>>>
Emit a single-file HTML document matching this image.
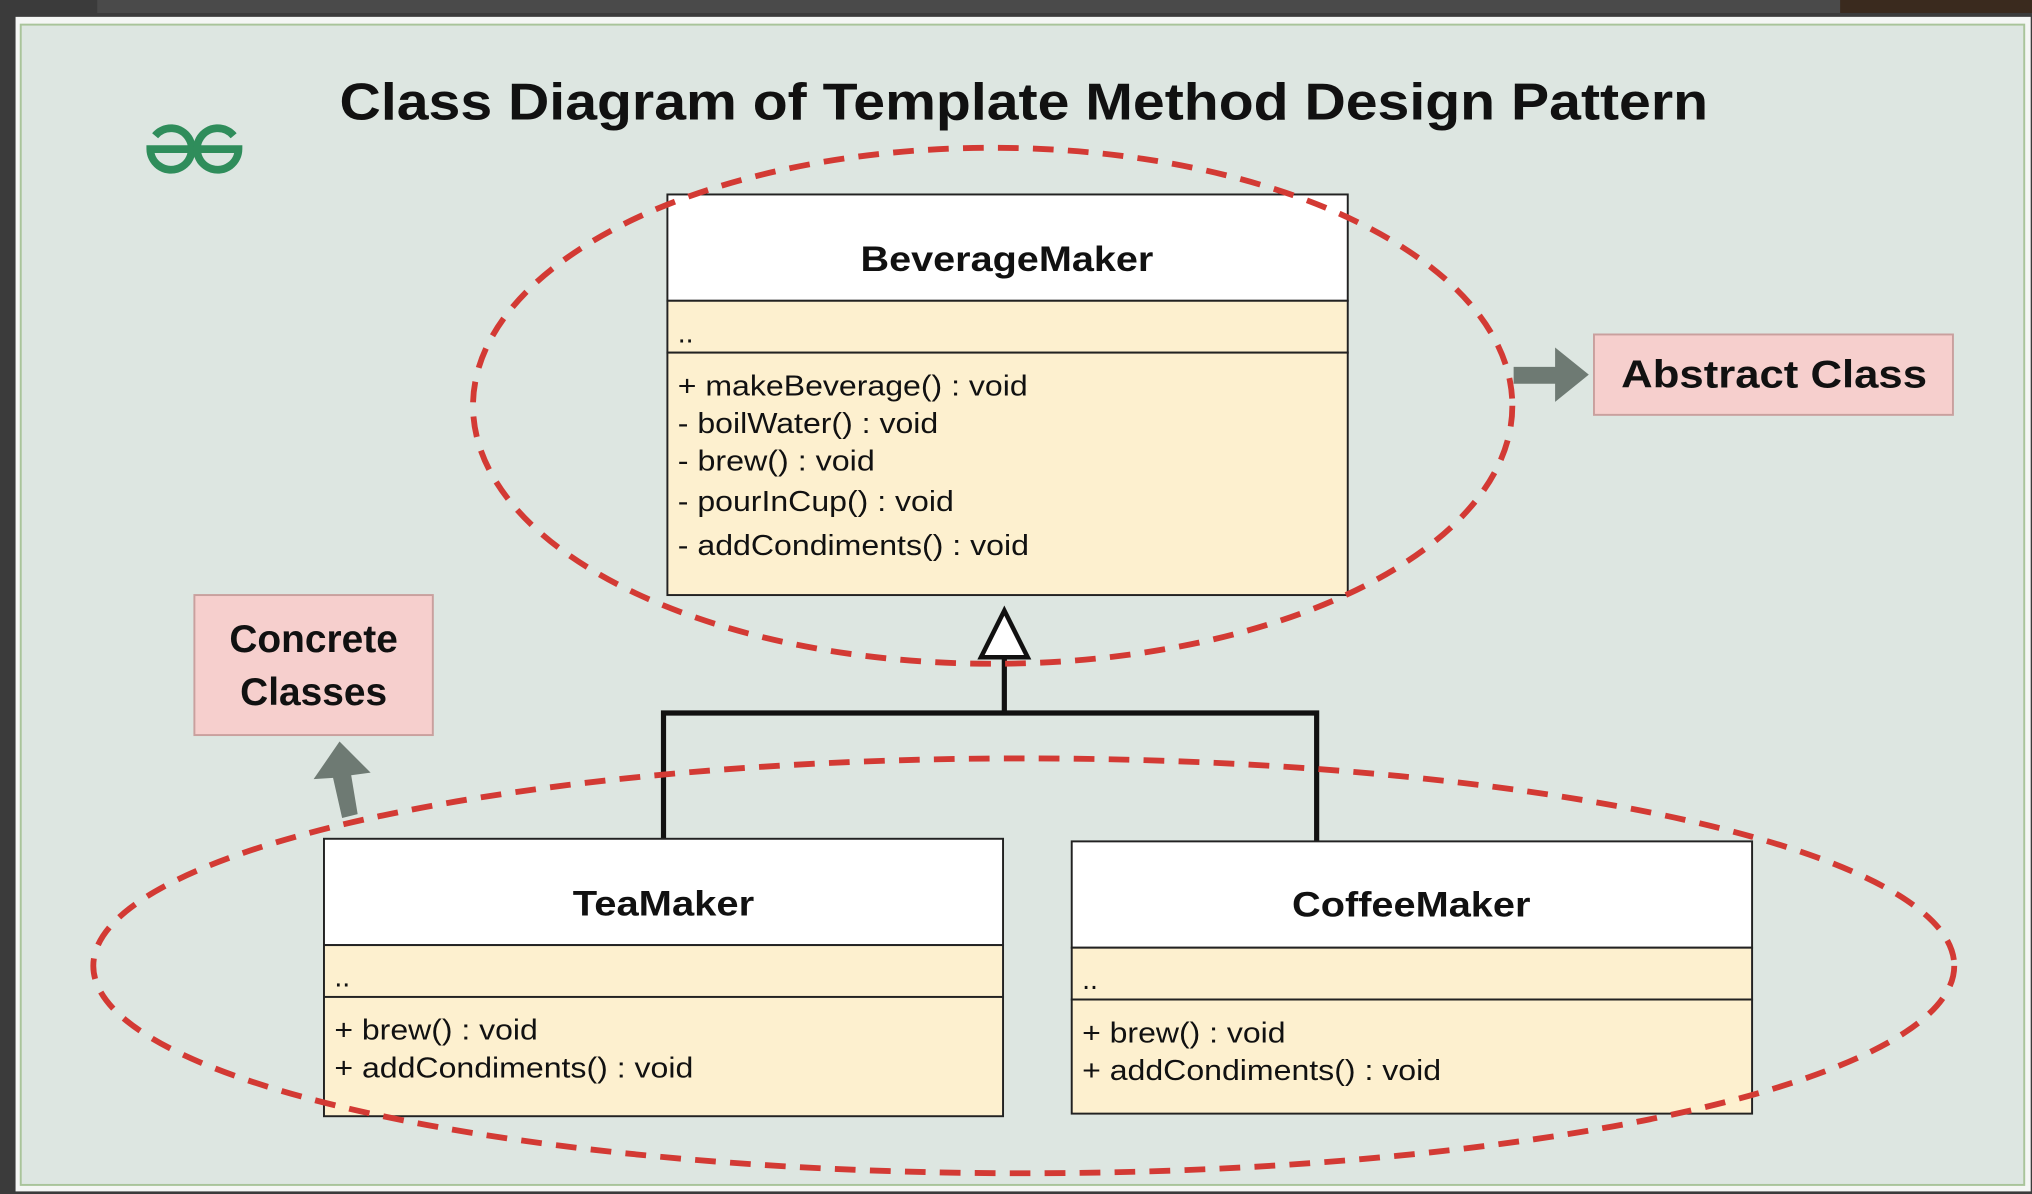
<!DOCTYPE html>
<html><head><meta charset="utf-8"><style>
html,body{margin:0;padding:0;background:#3b3b3b;}
svg{display:block;}
</style></head><body>
<svg width="2032" height="1194" viewBox="0 0 1568 921" preserveAspectRatio="none" xmlns="http://www.w3.org/2000/svg" font-family="Liberation Sans, sans-serif">
<rect x="0" y="0" width="1568" height="921" fill="#3b3b3b"/>
<rect x="75" y="0" width="1345" height="10" fill="#4a4a4a"/>
<rect x="1420" y="0" width="148" height="10" fill="#3a2a1e"/>
<rect x="12" y="13" width="1555" height="906" fill="#f4f6f4"/>
<rect x="16" y="19" width="1546" height="895" fill="#dde6e1" stroke="#a9c49a" stroke-width="1.5"/>
<text x="262" y="92" font-size="40" font-weight="bold" fill="#111" textLength="1056" lengthAdjust="spacingAndGlyphs">Class Diagram of Template Method Design Pattern</text>
<!-- GfG logo -->
<g fill="none" stroke="#2f8d5b" stroke-width="6">
<path d="M119.7,104.7 A16,16 0 1 1 116,115 L148,115"/>
<path d="M180.3,104.7 A16,16 0 1 0 184,115 L152,115"/>
</g>

<!-- BeverageMaker -->
<rect x="515" y="150" width="525" height="82" fill="#fff" stroke="#222" stroke-width="1.5"/>
<rect x="515" y="232" width="525" height="40" fill="#fdf0cf" stroke="#222" stroke-width="1.5"/>
<rect x="515" y="272" width="525" height="187" fill="#fdf0cf" stroke="#222" stroke-width="1.5"/>
<text x="664" y="209" font-size="27" font-weight="bold" fill="#111" textLength="226" lengthAdjust="spacingAndGlyphs">BeverageMaker</text>
<text x="523" y="264" font-size="22" fill="#111">..</text>
<g font-size="22" fill="#111">
<text x="523" y="305" textLength="270" lengthAdjust="spacingAndGlyphs">+ makeBeverage() : void</text>
<text x="523" y="334" textLength="201" lengthAdjust="spacingAndGlyphs">- boilWater() : void</text>
<text x="523" y="363" textLength="152" lengthAdjust="spacingAndGlyphs">- brew() : void</text>
<text x="523" y="394" textLength="213" lengthAdjust="spacingAndGlyphs">- pourInCup() : void</text>
<text x="523" y="428" textLength="271" lengthAdjust="spacingAndGlyphs">- addCondiments() : void</text>
</g>

<!-- inheritance -->
<polyline points="512,647 512,550 1016,550 1016,650" fill="none" stroke="#111" stroke-width="4"/>
<line x1="775" y1="507" x2="775" y2="550" stroke="#111" stroke-width="4"/>
<polygon points="775,471 757,507 793,507" fill="#fff" stroke="#111" stroke-width="3.5"/>

<!-- TeaMaker -->
<rect x="250" y="647" width="524" height="82" fill="#fff" stroke="#222" stroke-width="1.5"/>
<rect x="250" y="729" width="524" height="40" fill="#fdf0cf" stroke="#222" stroke-width="1.5"/>
<rect x="250" y="769" width="524" height="92" fill="#fdf0cf" stroke="#222" stroke-width="1.5"/>
<text x="442" y="706" font-size="27" font-weight="bold" fill="#111" textLength="140" lengthAdjust="spacingAndGlyphs">TeaMaker</text>
<text x="258" y="761" font-size="22" fill="#111">..</text>
<text x="258" y="802" font-size="22" fill="#111" textLength="157" lengthAdjust="spacingAndGlyphs">+ brew() : void</text>
<text x="258" y="831" font-size="22" fill="#111" textLength="277" lengthAdjust="spacingAndGlyphs">+ addCondiments() : void</text>

<!-- CoffeeMaker -->
<rect x="827" y="649" width="525" height="82" fill="#fff" stroke="#222" stroke-width="1.5"/>
<rect x="827" y="731" width="525" height="40" fill="#fdf0cf" stroke="#222" stroke-width="1.5"/>
<rect x="827" y="771" width="525" height="88" fill="#fdf0cf" stroke="#222" stroke-width="1.5"/>
<text x="997" y="707" font-size="27" font-weight="bold" fill="#111" textLength="184" lengthAdjust="spacingAndGlyphs">CoffeeMaker</text>
<text x="835" y="763" font-size="22" fill="#111">..</text>
<text x="835" y="804" font-size="22" fill="#111" textLength="157" lengthAdjust="spacingAndGlyphs">+ brew() : void</text>
<text x="835" y="833" font-size="22" fill="#111" textLength="277" lengthAdjust="spacingAndGlyphs">+ addCondiments() : void</text>

<!-- ellipses -->
<ellipse cx="766" cy="313" rx="401" ry="199" fill="none" stroke="#d33a34" stroke-width="4.5" stroke-dasharray="16,11"/>
<ellipse cx="790" cy="745" rx="718" ry="160" fill="none" stroke="#d33a34" stroke-width="4.5" stroke-dasharray="16,11"/>

<!-- Abstract Class -->
<rect x="1230" y="258" width="277" height="62" fill="#f6cfcd" stroke="#c9a09e" stroke-width="1.5"/>
<text x="1251" y="299" font-size="30" font-weight="bold" fill="#111" textLength="236" lengthAdjust="spacingAndGlyphs">Abstract Class</text>
<polygon points="1168,283 1200,283 1200,268 1226,289 1200,310 1200,296 1168,296" fill="#6e7a73"/>

<!-- Concrete Classes -->
<rect x="150" y="459" width="184" height="108" fill="#f6cfcd" stroke="#c9a09e" stroke-width="1.5"/>
<text x="242" y="503" text-anchor="middle" font-size="30" font-weight="bold" fill="#111">Concrete</text>
<text x="242" y="544" text-anchor="middle" font-size="30" font-weight="bold" fill="#111">Classes</text>
<polygon points="264,631 276,628 271,598 286,596 262,572 242,601 257,600" fill="#6e7a73"/>
</svg>
</body></html>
<<<
- [Stated task]: Produce an exact copy of each line of data, skipping embedded images.

- [The result]:
Emit a single-file HTML document matching this image.
<!DOCTYPE html>
<html><head><meta charset="utf-8"><style>
html,body{margin:0;padding:0;background:#3b3b3b;}
svg{display:block;}
</style></head><body>
<svg width="2032" height="1194" viewBox="0 0 1568 921" preserveAspectRatio="none" xmlns="http://www.w3.org/2000/svg" font-family="Liberation Sans, sans-serif">
<rect x="0" y="0" width="1568" height="921" fill="#3b3b3b"/>
<rect x="75" y="0" width="1345" height="10" fill="#4a4a4a"/>
<rect x="1420" y="0" width="148" height="10" fill="#3a2a1e"/>
<rect x="12" y="13" width="1555" height="906" fill="#f4f6f4"/>
<rect x="16" y="19" width="1546" height="895" fill="#dde6e1" stroke="#a9c49a" stroke-width="1.5"/>
<text x="262" y="92" font-size="40" font-weight="bold" fill="#111" textLength="1056" lengthAdjust="spacingAndGlyphs">Class Diagram of Template Method Design Pattern</text>
<!-- GfG logo -->
<g fill="none" stroke="#2f8d5b" stroke-width="6">
<path d="M119.7,104.7 A16,16 0 1 1 116,115 L148,115"/>
<path d="M180.3,104.7 A16,16 0 1 0 184,115 L152,115"/>
</g>

<!-- BeverageMaker -->
<rect x="515" y="150" width="525" height="82" fill="#fff" stroke="#222" stroke-width="1.5"/>
<rect x="515" y="232" width="525" height="40" fill="#fdf0cf" stroke="#222" stroke-width="1.5"/>
<rect x="515" y="272" width="525" height="187" fill="#fdf0cf" stroke="#222" stroke-width="1.5"/>
<text x="664" y="209" font-size="27" font-weight="bold" fill="#111" textLength="226" lengthAdjust="spacingAndGlyphs">BeverageMaker</text>
<text x="523" y="264" font-size="22" fill="#111">..</text>
<g font-size="22" fill="#111">
<text x="523" y="305" textLength="270" lengthAdjust="spacingAndGlyphs">+ makeBeverage() : void</text>
<text x="523" y="334" textLength="201" lengthAdjust="spacingAndGlyphs">- boilWater() : void</text>
<text x="523" y="363" textLength="152" lengthAdjust="spacingAndGlyphs">- brew() : void</text>
<text x="523" y="394" textLength="213" lengthAdjust="spacingAndGlyphs">- pourInCup() : void</text>
<text x="523" y="428" textLength="271" lengthAdjust="spacingAndGlyphs">- addCondiments() : void</text>
</g>

<!-- inheritance -->
<polyline points="512,647 512,550 1016,550 1016,650" fill="none" stroke="#111" stroke-width="4"/>
<line x1="775" y1="507" x2="775" y2="550" stroke="#111" stroke-width="4"/>
<polygon points="775,471 757,507 793,507" fill="#fff" stroke="#111" stroke-width="3.5"/>

<!-- TeaMaker -->
<rect x="250" y="647" width="524" height="82" fill="#fff" stroke="#222" stroke-width="1.5"/>
<rect x="250" y="729" width="524" height="40" fill="#fdf0cf" stroke="#222" stroke-width="1.5"/>
<rect x="250" y="769" width="524" height="92" fill="#fdf0cf" stroke="#222" stroke-width="1.5"/>
<text x="442" y="706" font-size="27" font-weight="bold" fill="#111" textLength="140" lengthAdjust="spacingAndGlyphs">TeaMaker</text>
<text x="258" y="761" font-size="22" fill="#111">..</text>
<text x="258" y="802" font-size="22" fill="#111" textLength="157" lengthAdjust="spacingAndGlyphs">+ brew() : void</text>
<text x="258" y="831" font-size="22" fill="#111" textLength="277" lengthAdjust="spacingAndGlyphs">+ addCondiments() : void</text>

<!-- CoffeeMaker -->
<rect x="827" y="649" width="525" height="82" fill="#fff" stroke="#222" stroke-width="1.5"/>
<rect x="827" y="731" width="525" height="40" fill="#fdf0cf" stroke="#222" stroke-width="1.5"/>
<rect x="827" y="771" width="525" height="88" fill="#fdf0cf" stroke="#222" stroke-width="1.5"/>
<text x="997" y="707" font-size="27" font-weight="bold" fill="#111" textLength="184" lengthAdjust="spacingAndGlyphs">CoffeeMaker</text>
<text x="835" y="763" font-size="22" fill="#111">..</text>
<text x="835" y="804" font-size="22" fill="#111" textLength="157" lengthAdjust="spacingAndGlyphs">+ brew() : void</text>
<text x="835" y="833" font-size="22" fill="#111" textLength="277" lengthAdjust="spacingAndGlyphs">+ addCondiments() : void</text>

<!-- ellipses -->
<ellipse cx="766" cy="313" rx="401" ry="199" fill="none" stroke="#d33a34" stroke-width="4.5" stroke-dasharray="16,11"/>
<ellipse cx="790" cy="745" rx="718" ry="160" fill="none" stroke="#d33a34" stroke-width="4.5" stroke-dasharray="16,11"/>

<!-- Abstract Class -->
<rect x="1230" y="258" width="277" height="62" fill="#f6cfcd" stroke="#c9a09e" stroke-width="1.5"/>
<text x="1251" y="299" font-size="30" font-weight="bold" fill="#111" textLength="236" lengthAdjust="spacingAndGlyphs">Abstract Class</text>
<polygon points="1168,283 1200,283 1200,268 1226,289 1200,310 1200,296 1168,296" fill="#6e7a73"/>

<!-- Concrete Classes -->
<rect x="150" y="459" width="184" height="108" fill="#f6cfcd" stroke="#c9a09e" stroke-width="1.5"/>
<text x="242" y="503" text-anchor="middle" font-size="30" font-weight="bold" fill="#111">Concrete</text>
<text x="242" y="544" text-anchor="middle" font-size="30" font-weight="bold" fill="#111">Classes</text>
<polygon points="264,631 276,628 271,598 286,596 262,572 242,601 257,600" fill="#6e7a73"/>
</svg>
</body></html>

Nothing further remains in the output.